In April of 2018, the U.S., China and other member countries finalized the deal to boost the World Bank’s funding. It isn’t known how much the ranking improvement factored into China’s support. The country had long signaled support for the World Bank’s capital increase.
The Treasury Department, which oversees U.S. participation in the IMF and World Bank, expressed its concern with the investigative report’s findings. The IMF and World Bank are collectively owned by member nations and for both institutions, the U.S. Treasury has the largest ownership stake.
“These are serious findings and Treasury is analyzing the report,” said Treasury spokeswoman Alexandra LaManna. “Our primary responsibility is to uphold the integrity of international financial institutions.”
Justin Sandefur, a senior fellow at the Center for Global Development think tank who has long criticized the Doing Business report, said: “You had enormous discretion by World Bank staff combined with super high stakes for World Bank client countries getting named and shamed in the media, and it was just a recipe for political interference.”
Concerns about Doing Business first became public in 2018 when the World Bank’s chief economist, Paul Romer, said in an interview with The Wall Street Journal that he was concerned the report was susceptible to campaigns to alter its data for political purposes.

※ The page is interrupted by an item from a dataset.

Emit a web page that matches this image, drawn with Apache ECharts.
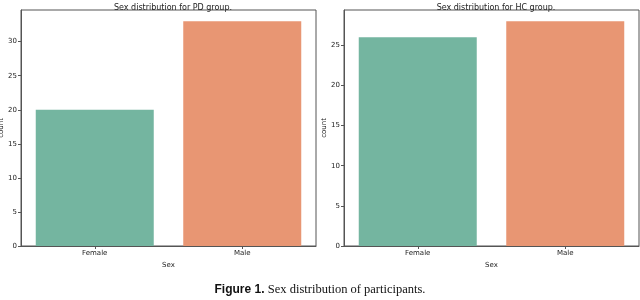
<!DOCTYPE html>
<html>
<head>
<meta charset="utf-8">
<script src="https://cdn.jsdelivr.net/npm/echarts@6/dist/echarts.min.js"></script>
<style>html,body{margin:0;padding:0;background:#fff}#c{width:640px;height:300px}</style>
</head>
<body>
<div id="c"></div>
<script>
const categories = ['Female', 'Male'];
const pdCounts = [20, 33];
const hcCounts = [26, 28];
const titles = ['Sex distribution for PD group.', 'Sex distribution for HC group.'];
const yTicksPD = [0, 5, 10, 15, 20, 25, 30];
const yTicksHC = [0, 5, 10, 15, 20, 25];
const barColors = ['#74b5a0', '#e89673'];

const chart = echarts.init(document.getElementById('c'), null, {renderer: 'canvas'});
const font = 'DejaVu Sans';
const axisCol = '#555';

function mkX(gi) {
  return {
    type: 'category', gridIndex: gi, data: categories,
    name: 'Sex', nameLocation: 'middle', nameGap: 15,
    nameTextStyle: {fontFamily: font, fontSize: 7, color: '#222'},
    axisLine: {show: true, lineStyle: {color: axisCol, width: 1}},
    axisTick: {show: true, alignWithLabel: true, length: 3, lineStyle: {color: axisCol}},
    axisLabel: {fontFamily: font, fontSize: 7, color: '#222', margin: 4}
  };
}
function mkY(gi, vals, ticks) {
  return {
    type: 'value', gridIndex: gi, min: 0, max: Math.max(...vals) * 1.05, interval: 5,
    name: 'count', nameLocation: 'middle', nameGap: 14, nameRotate: 90,
    nameTextStyle: {fontFamily: font, fontSize: 7, color: '#222'},
    splitLine: {show: false},
    axisLine: {show: true, lineStyle: {color: axisCol, width: 1}},
    axisTick: {show: true, length: 3, lineStyle: {color: axisCol}},
    axisLabel: {fontFamily: font, fontSize: 7, color: '#222', margin: 4,
      showMaxLabel: false,
      formatter: v => ticks.includes(v) ? String(v) : ''}
  };
}
function mkSeries(gi, vals) {
  return {
    type: 'bar', xAxisIndex: gi, yAxisIndex: gi, barCategoryGap: '20%',
    data: vals.map((v, i) => ({value: v, itemStyle: {color: barColors[i]}})),
    silent: true, animation: false
  };
}

chart.setOption({
  animation: false,
  title: [
    {text: titles[0], left: 168, top: -1, textAlign: 'center',
     textStyle: {fontFamily: font, fontSize: 8, fontWeight: 'normal', color: '#222'}},
    {text: titles[1], left: 491, top: -1, textAlign: 'center',
     textStyle: {fontFamily: font, fontSize: 8, fontWeight: 'normal', color: '#222'}}
  ],
  grid: [
    {left: 21, right: 324, top: 10, bottom: 54, show: true, borderColor: axisCol, borderWidth: 1, backgroundColor: 'transparent', outerBoundsMode: 'none', containLabel: false},
    {left: 344, right: 1, top: 10, bottom: 54, show: true, borderColor: axisCol, borderWidth: 1, backgroundColor: 'transparent', outerBoundsMode: 'none', containLabel: false}
  ],
  xAxis: [mkX(0), mkX(1)],
  yAxis: [mkY(0, pdCounts, yTicksPD), mkY(1, hcCounts, yTicksHC)],
  series: [mkSeries(0, pdCounts), mkSeries(1, hcCounts)],
  graphic: [{
    type: 'text', left: 'center', top: 283,
    style: {
      text: '{a|Figure 1.} {b|Sex distribution of participants.}',
      rich: {
        a: {fontFamily: 'Liberation Sans', fontWeight: 'bold', fontSize: 12, fill: '#111'},
        b: {fontFamily: 'Liberation Serif', fontSize: 12.5, fill: '#111'}
      }
    }
  }]
});
</script>
</body>
</html>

Mr. Romer said that he lacked confidence in a series of methodological changes to the report that had improved the ranking of Chile under conservative governments, but hurt its ranking under socialist governments.
The World Bank denied that the report had been manipulated, and Mr. Romer resigned shortly afterward. He said at the time that he believed the World Bank’s role as an honest broker of economic reports such as Doing Business was in fundamental conflict with its diplomatic mission.
Following the discovery of the additional data irregularities in 2020, the bank halted publication of the report—initially just temporarily—and commissioned the external investigation.